Clay Kaytis, Fergal Reilly
John Cohen, Mikael Hed
Jason Sudeikis as Red
Josh Gad as Chuck
Danny McBride as Bomb
Keegan-Michael Key as Judge Peckinpah
Maya Rudolph as Matilda
Kate McKinnon as Stella
Peter Dinklage as Mighty Eagle
If you were to adapt a video game for the big screen, Angry Birds might not have been your first choice.
Despite having a crazy popularity on mobile, there actually isn’t much of a mythos or story in the game to create a worthy script. If you are one of the few people who have never downloaded Angry Birds, it is pretty straightforward: multicolored flightless birds slingshot themselves into the pigs’ fortresses to get their stolen eggs back. The Angry Birds Movie fleshes out that idea even more, telling the story about why these birds became so angry in the first place.
Why so furious?
The film starts on a tropical island, settled with happy bird-creatures. Red, the short-tempered hero, has been sentenced to anger management. There he meets a volatile bomb called, well, Bomb and a speed-demon fowl named Chuck. But then a whole bunch of green pigs arrives and drops anchor on Red’s home. Obviously, it is now up to Red and his buddies to figure out what these strange porkers are up to.

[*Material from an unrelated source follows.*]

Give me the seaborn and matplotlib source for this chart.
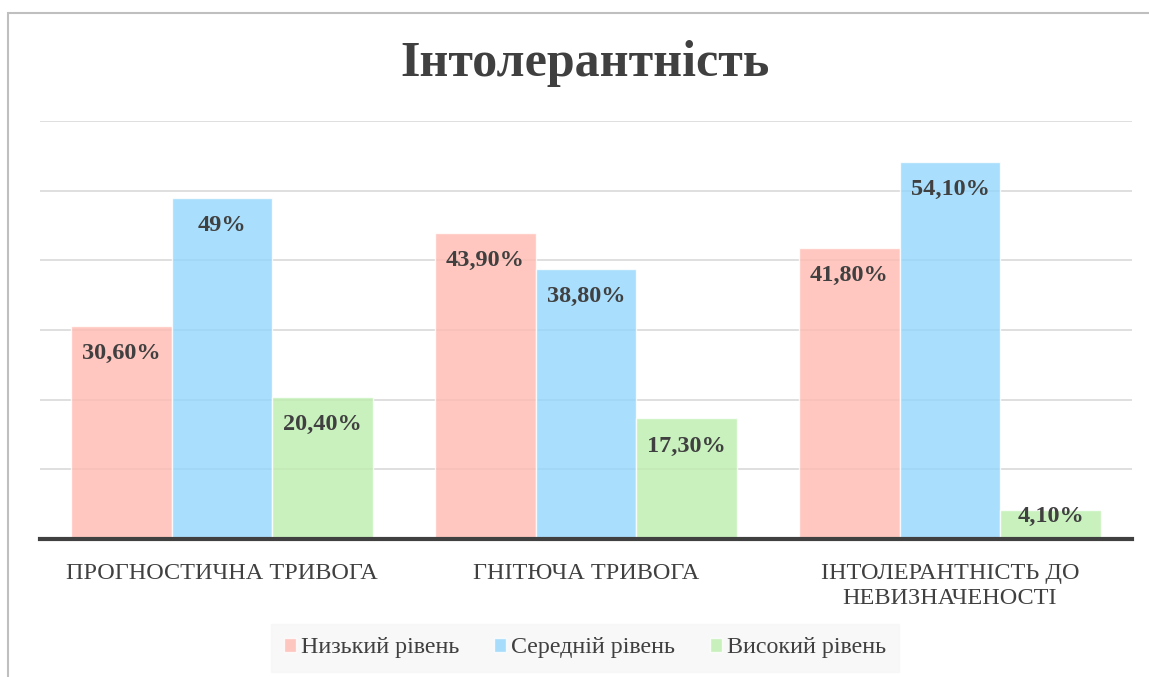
import numpy as np
import pandas as pd
import matplotlib
matplotlib.use('Agg')
import matplotlib.pyplot as plt
import seaborn as sb
from matplotlib.patches import Rectangle

#-------------------------------------------------------------------------------------------------
# data
#-------------------------------------------------------------------------------------------------
categories = ['ПРОГНОСТИЧНА ТРИВОГА', 'ГНІТЮЧА ТРИВОГА', 'ІНТОЛЕРАНТНІСТЬ ДО\nНЕВИЗНАЧЕНОСТІ']
levels = ['Низький рівень', 'Середній рівень', 'Високий рівень']
low = [30.6, 43.9, 41.8]
mid = [49.0, 38.8, 54.1]
high = [20.4, 17.3, 4.1]
low_labels = ['30,60%', '43,90%', '41,80%']
mid_labels = ['49%', '38,80%', '54,10%']
high_labels = ['20,40%', '17,30%', '4,10%']

df = pd.DataFrame({
    'category': categories * 3,
    'level': [levels[0]] * 3 + [levels[1]] * 3 + [levels[2]] * 3,
    'value': low + mid + high,
})

colors = ['#FFBAB1', '#94D6FC', '#BCEEAE']

#-------------------------------------------------------------------------------------------------
# plot
#-------------------------------------------------------------------------------------------------
sb.set_style('white')
plt.rcParams['font.family'] = ['Liberation Serif', 'DejaVu Serif']

fig = plt.figure(figsize=(11.49, 6.77), dpi=100)
ax = fig.add_axes([40 / 1149, 1 - 539 / 677, 1092 / 1149, 418 / 677])

ax.set_axisbelow(True)
ax.yaxis.grid(True, color='#d9d9d9', linewidth=1.2)

sb.barplot(data=df, x='category', y='value', hue='level', hue_order=levels,
           palette=colors, saturation=1, width=0.83, alpha=0.8,
           edgecolor='white', linewidth=1, ax=ax, legend=True)

ax.set_ylim(0, 60)
px_per_unit = 418 / 60

# value labels inside the top of each bar
for cont, labs in zip(ax.containers, [low_labels, mid_labels, high_labels]):
    for bar, lab in zip(cont, labs):
        h_pt = bar.get_height() * px_per_unit * 0.72
        off = -20 if h_pt > 40 else -0.2 * h_pt
        ax.annotate(lab, (bar.get_x() + bar.get_width() / 2, bar.get_height()),
                    xytext=(0, off), textcoords='offset points',
                    ha='center', va='center', fontsize=17.5, fontweight='bold',
                    color='#404040')

ax.set_yticks(np.arange(0, 61, 10))
ax.set_yticklabels([])
ax.set_xlim(-0.5, 2.5)
ax.set_xlabel('')
ax.set_ylabel('')
ax.tick_params(axis='x', length=0, pad=17, labelsize=17.5, labelcolor='#404040')
for t in ax.get_xticklabels():
    t.set_linespacing(1.3)
ax.tick_params(axis='y', length=0)
for s in ['top', 'right', 'left']:
    ax.spines[s].set_visible(False)
ax.spines['bottom'].set_color('#404040')
ax.spines['bottom'].set_linewidth(3)

fig.suptitle('Інтолерантність', x=585 / 1149, y=1 - 40 / 677, fontsize=36,
             fontweight='bold', color='#404040', va='top')

leg = ax.legend(loc='center', bbox_to_anchor=(585 / 1149, 1 - 648 / 677),
                bbox_transform=fig.transFigure, ncol=3, frameon=True,
                fontsize=17.3, handlelength=0.5, handleheight=0.5,
                handletextpad=0.2, columnspacing=1.45, borderpad=0.55,
                fancybox=False)
leg.get_frame().set_facecolor('#f7f7f7')
leg.get_frame().set_edgecolor('#f7f7f7')
for t in leg.get_texts():
    t.set_color('#404040')

fig.patches.append(Rectangle((8 / 1149, -0.1), 1.2, 1 - 13 / 677 + 0.1,
                             transform=fig.transFigure, fill=False,
                             edgecolor='#bfbfbf', linewidth=1.5))

fig.savefig('out.png', dpi=100)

That said, the story is a bit on the sluggish side, even at 95 minutes. You have to get about two thirds into the movie before you reach a real turning point − the pigs finally steal the eggs. Prior to that, there are a number of amusing sequences, such as the birds’ first anger management session, where all of their backstories are revealed.
The highlight of Angry Birds is its final act. True to the original game, three birds hurl themselves into the pigs’ fortresses. Clearly, this part is where the budget went, but it does pay off well. Every bird is given a moment in the spotlight, in a manner that’s visually exciting and funny at the same time.
If there’s a single one thing that The Angry Birds Movie does perfectly, it is the coupling of the characters and their voice counterparts. Jason Sudeikis perfectly delivers Red’s sarcastic one-liners, and Josh Gad churns out a high-energy performance as Chuck. Danny McBride is also up to the task as Bomb, along with other comedians like Keegan-Michael Key (Judge Peckinpah), Maya Rudolph (Matilda), Kate McKinnon (Stella), and Peter Dinklage (Mighty Eagle).
The Angry Birds Movie delivers a positive message: it’s okay to be angry sometimes, especially if you put this anger to good use. While the film never reaches the level of DreamWorks or Pixar, there is a bit of heart in the story, especially concerning Red. Again, the pace is a tad off, and the jokes are for children, but overall it’s a lot of fun.